Giovanna: From my point of view, it would be great for us as a company, or rather, as an employer, to become even more visible to women on the job market. I'm happy that, through this interview, I can maybe draw a little bit of attention to us.
Naima: If I could make a wish, it would be raising even more awareness among the employees about the advantages of a gender diverse and inclusive workforce.
You are not only working in STEM jobs but also in leadership positions. What challenges do women in the technology industry with team lead positions face?
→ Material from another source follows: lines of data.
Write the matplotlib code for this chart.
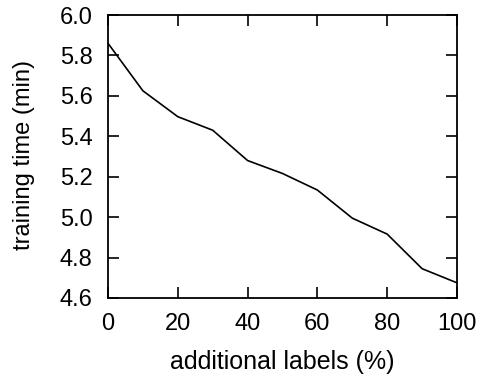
import matplotlib
matplotlib.use("Agg")
import matplotlib.pyplot as plt

plt.rcParams['font.family'] = ['Liberation Sans', 'DejaVu Sans']

labels_pct = [0, 10, 20, 30, 40, 50, 60, 70, 80, 90, 100]
train_min = [5.86, 5.625, 5.497, 5.43, 5.28, 5.216, 5.134, 4.995, 4.916, 4.745, 4.675]

fig = plt.figure(figsize=(4.83, 3.79), dpi=100)
ax = fig.add_axes([108 / 483, 1 - 298 / 379, (457 - 108) / 483, (298 - 15) / 379])

ax.plot(labels_pct, train_min, color='black', linewidth=1.2)

ax.set_xlim(0, 100)
ax.set_ylim(4.6, 6.0)
ax.set_xticks(range(0, 101, 20))
ax.set_yticks([4.6, 4.8, 5.0, 5.2, 5.4, 5.6, 5.8, 6.0])
ax.set_yticklabels(['4.6', '4.8', '5.0', '5.2', '5.4', '5.6', '5.8', '6.0'])
ax.tick_params(direction='in', length=8, width=1.2, top=True, right=True,
               labelsize=17)
ax.tick_params(axis='y', pad=11)
ax.tick_params(axis='x', pad=11)
for s in ax.spines.values():
    s.set_linewidth(1.3)

ax.set_xlabel('additional labels (%)', fontsize=18)
ax.set_ylabel('training time (min)', fontsize=17)
ax.xaxis.set_label_coords(0.5, -0.185)
ax.yaxis.set_label_coords(-0.21, 0.505)

fig.savefig('out.png', dpi=100)
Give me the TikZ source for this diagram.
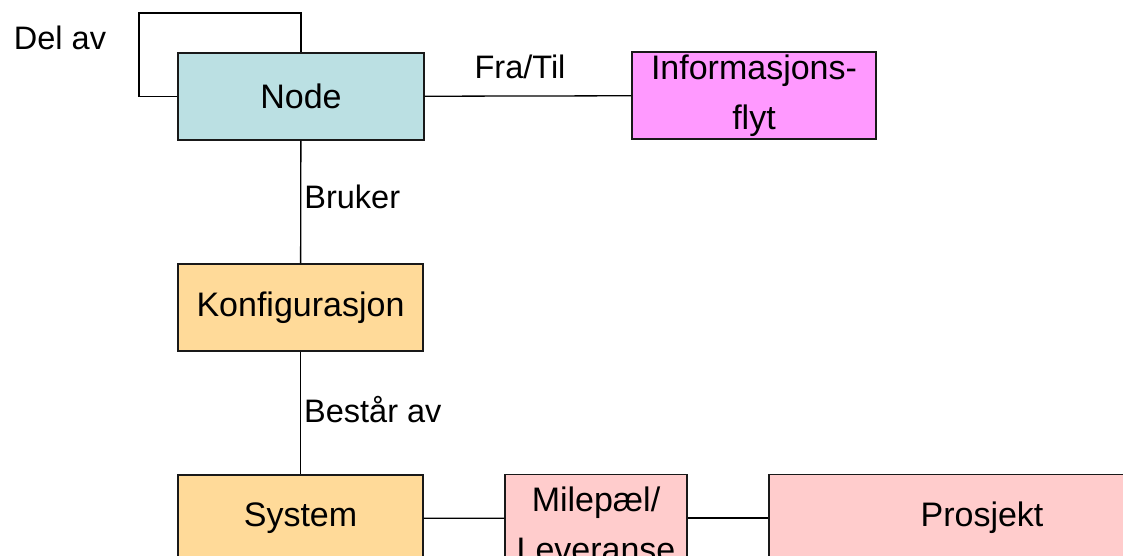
\documentclass[tikz,border=0pt]{standalone}
\usepackage{fontspec}
\setmainfont{Liberation Sans}
\usetikzlibrary{positioning,calc}
\definecolor{nodecyan}{HTML}{BBE0E3}
\definecolor{flytpink}{HTML}{FF99FF}
\definecolor{konforange}{HTML}{FFDA99}
\definecolor{prosjrose}{HTML}{FFCCCC}
\tikzset{boks/.style={draw=black!90,line width=1.4pt,rectangle,minimum height=87,align=center,inner sep=0pt,font=\fontsize{34}{50}\selectfont}}
\tikzset{forbindelse/.style={line width=1.3pt,black}}
\tikzset{etikett/.style={font=\fontsize{32.5}{36}\selectfont,text=black,inner sep=3pt}}

\begin{document}
\begin{tikzpicture}[x=1pt,y=-1pt]
  \useasboundingbox (0,0) rectangle (1123,555);
  \clip (0,0) rectangle (1123,555);

  % Boxes
  \node[boks,fill=nodecyan,minimum width=246] (nodebox) at (301,96.5) {Node};
  \node[boks,fill=flytpink,minimum width=244] (flyt) at (754,95.5) {Informasjons-\\flyt};
  \node[boks,fill=konforange,minimum width=245] (konf) at (300.5,307.5) {Konfigurasjon};
  \node[boks,fill=konforange,minimum width=245] (system) at (300.5,518.5) {System};
  \node[boks,fill=prosjrose,minimum width=182] (milepael) at (596,518) {\rule{0pt}{36.5pt}Milep\ae l/\\Leveranse};
  \node[boks,fill=prosjrose,minimum width=426] (prosjekt) at (982,518) {Prosjekt};

  % Self loop
  \coordinate (loop) at (139,13);
  \draw[forbindelse] (nodebox.west) -| (loop) -| (nodebox.north);
  \node[etikett] (delav) at (60,38) {Del av};

  % Connections
  \draw[forbindelse] (nodebox) -- (flyt) node[etikett,midway,above=14pt,xshift=-8] (fratil) {Fra/Til};
  \draw[forbindelse] (nodebox) -- (konf) node[etikett,midway,right,yshift=5] (bruker) {Bruker};
  \draw[forbindelse] (konf) -- (system) node[etikett,midway,right,yshift=3] (bestar) {Består av};
  \draw[forbindelse] (system) -- (milepael);
  \draw[forbindelse] (milepael) -- (prosjekt);

\end{tikzpicture}
\end{document}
Giovanna: You can read many articles about the difficulties that women in leadership roles face every day: the lack of women in senior roles who promote other women, the lack of flexibility, cultural resistance towards female leadership, the gender pay gap, etc. But the most important ones for me are the prejudices that are still deeply rooted in our society. To overcome this, we need to already start in schools because, objectively speaking, even within the STEM area there is an imbalance. Women are less likely to pursue technical degrees such as mechanical or electronic engineering. They tend more towards degrees in energy, biomedical management, etc.
Naima: I think that, unfortunately, income gaps and growth opportunities are still prevalent everywhere in the world. That continues to be a major challenge.
Have you been confronted with prejudices in your careers so far? And if so, how did you deal with it?
Naima: Fortunately, I have noticed that only a few people tend to be obstructive or agree more with suggestions from their male counterparts. This may be part of their unconscious bias. I try to be transparent, assertive, and let my actions speak when I deal with such incidents.
Giovanna: For me it’s a bit different. Since the beginning of my career I had to deal with people that are not very willing to collaborate with a woman. However, over the years I have learned to manage such situations. Usually, when I join a team of only men, I introduce myself, I tell my story, I seek an open dialogue before issuing orders. I ask for their point of view on the relevant topics. This way, I value their opinions and it makes their unconscious bias vanish: They don’t just see my gender but respect me as a colleague and as their team leader. Of course, this doesn’t work all the time but the success rate is quite high.